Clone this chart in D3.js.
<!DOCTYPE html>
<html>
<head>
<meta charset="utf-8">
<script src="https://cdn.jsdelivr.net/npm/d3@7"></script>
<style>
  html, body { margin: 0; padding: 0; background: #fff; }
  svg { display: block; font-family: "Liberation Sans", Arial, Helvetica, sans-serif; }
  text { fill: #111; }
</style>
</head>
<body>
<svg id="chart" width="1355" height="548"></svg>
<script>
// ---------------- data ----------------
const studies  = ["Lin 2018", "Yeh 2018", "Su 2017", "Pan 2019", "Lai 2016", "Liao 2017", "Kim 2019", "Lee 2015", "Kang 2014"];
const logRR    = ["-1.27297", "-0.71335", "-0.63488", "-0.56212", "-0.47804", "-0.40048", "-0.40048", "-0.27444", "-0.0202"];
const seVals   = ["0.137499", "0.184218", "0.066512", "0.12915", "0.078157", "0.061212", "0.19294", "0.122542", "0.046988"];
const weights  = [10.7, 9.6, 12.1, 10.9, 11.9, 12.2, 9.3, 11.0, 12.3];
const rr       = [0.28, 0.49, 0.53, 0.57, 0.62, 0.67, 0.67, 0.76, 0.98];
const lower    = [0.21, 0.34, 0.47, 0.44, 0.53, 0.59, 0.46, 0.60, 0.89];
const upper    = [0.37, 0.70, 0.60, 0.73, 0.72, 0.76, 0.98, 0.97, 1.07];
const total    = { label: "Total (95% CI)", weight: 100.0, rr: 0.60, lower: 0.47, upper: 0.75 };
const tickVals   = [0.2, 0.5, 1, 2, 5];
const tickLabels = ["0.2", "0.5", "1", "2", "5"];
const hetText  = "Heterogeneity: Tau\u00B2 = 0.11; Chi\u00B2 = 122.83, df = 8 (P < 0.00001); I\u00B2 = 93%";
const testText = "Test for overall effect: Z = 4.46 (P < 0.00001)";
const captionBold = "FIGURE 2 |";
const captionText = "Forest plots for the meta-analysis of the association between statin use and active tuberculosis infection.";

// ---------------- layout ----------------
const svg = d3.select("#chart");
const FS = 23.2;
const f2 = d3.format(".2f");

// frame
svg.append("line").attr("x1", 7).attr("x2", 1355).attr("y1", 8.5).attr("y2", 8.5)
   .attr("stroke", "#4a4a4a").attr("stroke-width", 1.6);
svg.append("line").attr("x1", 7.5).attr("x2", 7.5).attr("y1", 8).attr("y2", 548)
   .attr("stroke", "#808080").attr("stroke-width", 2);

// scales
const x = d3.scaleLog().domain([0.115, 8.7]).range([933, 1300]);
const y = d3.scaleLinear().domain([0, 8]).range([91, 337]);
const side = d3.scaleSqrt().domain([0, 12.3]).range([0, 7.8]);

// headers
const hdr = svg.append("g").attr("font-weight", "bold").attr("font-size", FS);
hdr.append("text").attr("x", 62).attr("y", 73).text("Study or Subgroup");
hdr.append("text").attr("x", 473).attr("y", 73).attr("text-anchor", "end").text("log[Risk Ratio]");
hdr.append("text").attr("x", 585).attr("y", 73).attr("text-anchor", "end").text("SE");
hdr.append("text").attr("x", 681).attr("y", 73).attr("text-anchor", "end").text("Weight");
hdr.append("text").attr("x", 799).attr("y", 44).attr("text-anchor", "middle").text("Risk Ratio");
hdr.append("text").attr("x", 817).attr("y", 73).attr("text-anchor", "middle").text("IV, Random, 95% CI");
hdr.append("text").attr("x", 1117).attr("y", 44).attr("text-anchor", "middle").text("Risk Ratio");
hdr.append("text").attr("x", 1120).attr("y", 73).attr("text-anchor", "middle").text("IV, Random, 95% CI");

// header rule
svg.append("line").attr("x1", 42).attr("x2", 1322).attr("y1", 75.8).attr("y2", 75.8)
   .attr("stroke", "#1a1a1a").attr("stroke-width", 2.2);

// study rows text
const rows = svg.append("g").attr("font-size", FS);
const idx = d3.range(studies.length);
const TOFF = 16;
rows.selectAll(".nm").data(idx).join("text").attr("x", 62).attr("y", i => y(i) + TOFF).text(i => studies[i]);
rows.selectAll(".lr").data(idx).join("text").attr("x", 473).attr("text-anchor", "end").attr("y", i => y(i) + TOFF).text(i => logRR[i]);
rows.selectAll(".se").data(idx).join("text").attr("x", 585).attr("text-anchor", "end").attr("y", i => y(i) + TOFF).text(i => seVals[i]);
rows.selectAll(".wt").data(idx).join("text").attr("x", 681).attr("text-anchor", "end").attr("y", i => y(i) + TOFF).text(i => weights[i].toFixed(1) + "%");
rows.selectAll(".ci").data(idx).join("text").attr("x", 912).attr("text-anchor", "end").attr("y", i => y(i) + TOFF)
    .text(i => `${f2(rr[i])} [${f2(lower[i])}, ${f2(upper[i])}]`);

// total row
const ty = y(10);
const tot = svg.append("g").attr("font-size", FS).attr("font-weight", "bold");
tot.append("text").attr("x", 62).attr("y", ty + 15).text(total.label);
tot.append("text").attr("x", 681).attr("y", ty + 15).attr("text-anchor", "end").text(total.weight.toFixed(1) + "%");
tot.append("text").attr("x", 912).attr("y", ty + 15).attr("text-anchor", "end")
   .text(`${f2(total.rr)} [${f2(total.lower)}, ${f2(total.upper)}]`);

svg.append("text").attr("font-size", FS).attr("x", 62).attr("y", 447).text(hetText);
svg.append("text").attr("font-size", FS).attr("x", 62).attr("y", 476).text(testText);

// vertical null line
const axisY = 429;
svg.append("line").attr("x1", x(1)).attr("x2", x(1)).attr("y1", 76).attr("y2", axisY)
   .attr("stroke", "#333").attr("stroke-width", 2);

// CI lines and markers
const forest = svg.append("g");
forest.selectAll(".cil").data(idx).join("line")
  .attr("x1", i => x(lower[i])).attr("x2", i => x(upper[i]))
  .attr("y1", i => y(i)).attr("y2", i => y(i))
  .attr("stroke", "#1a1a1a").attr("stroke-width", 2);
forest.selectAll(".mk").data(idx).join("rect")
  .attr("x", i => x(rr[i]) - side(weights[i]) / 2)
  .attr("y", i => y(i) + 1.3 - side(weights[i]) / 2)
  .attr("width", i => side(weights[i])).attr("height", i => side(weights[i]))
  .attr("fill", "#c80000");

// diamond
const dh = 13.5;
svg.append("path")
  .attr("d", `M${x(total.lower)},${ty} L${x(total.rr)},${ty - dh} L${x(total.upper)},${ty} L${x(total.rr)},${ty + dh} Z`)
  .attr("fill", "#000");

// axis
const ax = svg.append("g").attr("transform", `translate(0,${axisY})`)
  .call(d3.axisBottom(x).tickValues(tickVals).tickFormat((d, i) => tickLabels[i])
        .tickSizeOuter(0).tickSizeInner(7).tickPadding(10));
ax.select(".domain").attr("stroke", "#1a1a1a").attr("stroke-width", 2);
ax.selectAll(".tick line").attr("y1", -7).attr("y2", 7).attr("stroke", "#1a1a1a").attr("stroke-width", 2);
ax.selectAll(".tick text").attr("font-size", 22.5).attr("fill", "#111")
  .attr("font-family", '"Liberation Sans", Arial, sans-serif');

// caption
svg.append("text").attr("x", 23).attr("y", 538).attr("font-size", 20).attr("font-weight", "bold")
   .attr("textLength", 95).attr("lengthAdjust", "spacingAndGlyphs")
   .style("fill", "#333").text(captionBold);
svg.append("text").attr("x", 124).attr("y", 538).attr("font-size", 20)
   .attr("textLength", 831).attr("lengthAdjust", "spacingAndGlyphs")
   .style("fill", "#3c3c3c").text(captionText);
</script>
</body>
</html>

WHAT YOU ARE ASKED TO DO: Repeat the material above in full, quoting it exactly.

FULL RESPONSE:
Clone this chart in D3.js.
<!DOCTYPE html>
<html>
<head>
<meta charset="utf-8">
<script src="https://cdn.jsdelivr.net/npm/d3@7"></script>
<style>
  html, body { margin: 0; padding: 0; background: #fff; }
  svg { display: block; font-family: "Liberation Sans", Arial, Helvetica, sans-serif; }
  text { fill: #111; }
</style>
</head>
<body>
<svg id="chart" width="1355" height="548"></svg>
<script>
// ---------------- data ----------------
const studies  = ["Lin 2018", "Yeh 2018", "Su 2017", "Pan 2019", "Lai 2016", "Liao 2017", "Kim 2019", "Lee 2015", "Kang 2014"];
const logRR    = ["-1.27297", "-0.71335", "-0.63488", "-0.56212", "-0.47804", "-0.40048", "-0.40048", "-0.27444", "-0.0202"];
const seVals   = ["0.137499", "0.184218", "0.066512", "0.12915", "0.078157", "0.061212", "0.19294", "0.122542", "0.046988"];
const weights  = [10.7, 9.6, 12.1, 10.9, 11.9, 12.2, 9.3, 11.0, 12.3];
const rr       = [0.28, 0.49, 0.53, 0.57, 0.62, 0.67, 0.67, 0.76, 0.98];
const lower    = [0.21, 0.34, 0.47, 0.44, 0.53, 0.59, 0.46, 0.60, 0.89];
const upper    = [0.37, 0.70, 0.60, 0.73, 0.72, 0.76, 0.98, 0.97, 1.07];
const total    = { label: "Total (95% CI)", weight: 100.0, rr: 0.60, lower: 0.47, upper: 0.75 };
const tickVals   = [0.2, 0.5, 1, 2, 5];
const tickLabels = ["0.2", "0.5", "1", "2", "5"];
const hetText  = "Heterogeneity: Tau\u00B2 = 0.11; Chi\u00B2 = 122.83, df = 8 (P < 0.00001); I\u00B2 = 93%";
const testText = "Test for overall effect: Z = 4.46 (P < 0.00001)";
const captionBold = "FIGURE 2 |";
const captionText = "Forest plots for the meta-analysis of the association between statin use and active tuberculosis infection.";

// ---------------- layout ----------------
const svg = d3.select("#chart");
const FS = 23.2;
const f2 = d3.format(".2f");

// frame
svg.append("line").attr("x1", 7).attr("x2", 1355).attr("y1", 8.5).attr("y2", 8.5)
   .attr("stroke", "#4a4a4a").attr("stroke-width", 1.6);
svg.append("line").attr("x1", 7.5).attr("x2", 7.5).attr("y1", 8).attr("y2", 548)
   .attr("stroke", "#808080").attr("stroke-width", 2);

// scales
const x = d3.scaleLog().domain([0.115, 8.7]).range([933, 1300]);
const y = d3.scaleLinear().domain([0, 8]).range([91, 337]);
const side = d3.scaleSqrt().domain([0, 12.3]).range([0, 7.8]);

// headers
const hdr = svg.append("g").attr("font-weight", "bold").attr("font-size", FS);
hdr.append("text").attr("x", 62).attr("y", 73).text("Study or Subgroup");
hdr.append("text").attr("x", 473).attr("y", 73).attr("text-anchor", "end").text("log[Risk Ratio]");
hdr.append("text").attr("x", 585).attr("y", 73).attr("text-anchor", "end").text("SE");
hdr.append("text").attr("x", 681).attr("y", 73).attr("text-anchor", "end").text("Weight");
hdr.append("text").attr("x", 799).attr("y", 44).attr("text-anchor", "middle").text("Risk Ratio");
hdr.append("text").attr("x", 817).attr("y", 73).attr("text-anchor", "middle").text("IV, Random, 95% CI");
hdr.append("text").attr("x", 1117).attr("y", 44).attr("text-anchor", "middle").text("Risk Ratio");
hdr.append("text").attr("x", 1120).attr("y", 73).attr("text-anchor", "middle").text("IV, Random, 95% CI");

// header rule
svg.append("line").attr("x1", 42).attr("x2", 1322).attr("y1", 75.8).attr("y2", 75.8)
   .attr("stroke", "#1a1a1a").attr("stroke-width", 2.2);

// study rows text
const rows = svg.append("g").attr("font-size", FS);
const idx = d3.range(studies.length);
const TOFF = 16;
rows.selectAll(".nm").data(idx).join("text").attr("x", 62).attr("y", i => y(i) + TOFF).text(i => studies[i]);
rows.selectAll(".lr").data(idx).join("text").attr("x", 473).attr("text-anchor", "end").attr("y", i => y(i) + TOFF).text(i => logRR[i]);
rows.selectAll(".se").data(idx).join("text").attr("x", 585).attr("text-anchor", "end").attr("y", i => y(i) + TOFF).text(i => seVals[i]);
rows.selectAll(".wt").data(idx).join("text").attr("x", 681).attr("text-anchor", "end").attr("y", i => y(i) + TOFF).text(i => weights[i].toFixed(1) + "%");
rows.selectAll(".ci").data(idx).join("text").attr("x", 912).attr("text-anchor", "end").attr("y", i => y(i) + TOFF)
    .text(i => `${f2(rr[i])} [${f2(lower[i])}, ${f2(upper[i])}]`);

// total row
const ty = y(10);
const tot = svg.append("g").attr("font-size", FS).attr("font-weight", "bold");
tot.append("text").attr("x", 62).attr("y", ty + 15).text(total.label);
tot.append("text").attr("x", 681).attr("y", ty + 15).attr("text-anchor", "end").text(total.weight.toFixed(1) + "%");
tot.append("text").attr("x", 912).attr("y", ty + 15).attr("text-anchor", "end")
   .text(`${f2(total.rr)} [${f2(total.lower)}, ${f2(total.upper)}]`);

svg.append("text").attr("font-size", FS).attr("x", 62).attr("y", 447).text(hetText);
svg.append("text").attr("font-size", FS).attr("x", 62).attr("y", 476).text(testText);

// vertical null line
const axisY = 429;
svg.append("line").attr("x1", x(1)).attr("x2", x(1)).attr("y1", 76).attr("y2", axisY)
   .attr("stroke", "#333").attr("stroke-width", 2);

// CI lines and markers
const forest = svg.append("g");
forest.selectAll(".cil").data(idx).join("line")
  .attr("x1", i => x(lower[i])).attr("x2", i => x(upper[i]))
  .attr("y1", i => y(i)).attr("y2", i => y(i))
  .attr("stroke", "#1a1a1a").attr("stroke-width", 2);
forest.selectAll(".mk").data(idx).join("rect")
  .attr("x", i => x(rr[i]) - side(weights[i]) / 2)
  .attr("y", i => y(i) + 1.3 - side(weights[i]) / 2)
  .attr("width", i => side(weights[i])).attr("height", i => side(weights[i]))
  .attr("fill", "#c80000");

// diamond
const dh = 13.5;
svg.append("path")
  .attr("d", `M${x(total.lower)},${ty} L${x(total.rr)},${ty - dh} L${x(total.upper)},${ty} L${x(total.rr)},${ty + dh} Z`)
  .attr("fill", "#000");

// axis
const ax = svg.append("g").attr("transform", `translate(0,${axisY})`)
  .call(d3.axisBottom(x).tickValues(tickVals).tickFormat((d, i) => tickLabels[i])
        .tickSizeOuter(0).tickSizeInner(7).tickPadding(10));
ax.select(".domain").attr("stroke", "#1a1a1a").attr("stroke-width", 2);
ax.selectAll(".tick line").attr("y1", -7).attr("y2", 7).attr("stroke", "#1a1a1a").attr("stroke-width", 2);
ax.selectAll(".tick text").attr("font-size", 22.5).attr("fill", "#111")
  .attr("font-family", '"Liberation Sans", Arial, sans-serif');

// caption
svg.append("text").attr("x", 23).attr("y", 538).attr("font-size", 20).attr("font-weight", "bold")
   .attr("textLength", 95).attr("lengthAdjust", "spacingAndGlyphs")
   .style("fill", "#333").text(captionBold);
svg.append("text").attr("x", 124).attr("y", 538).attr("font-size", 20)
   .attr("textLength", 831).attr("lengthAdjust", "spacingAndGlyphs")
   .style("fill", "#3c3c3c").text(captionText);
</script>
</body>
</html>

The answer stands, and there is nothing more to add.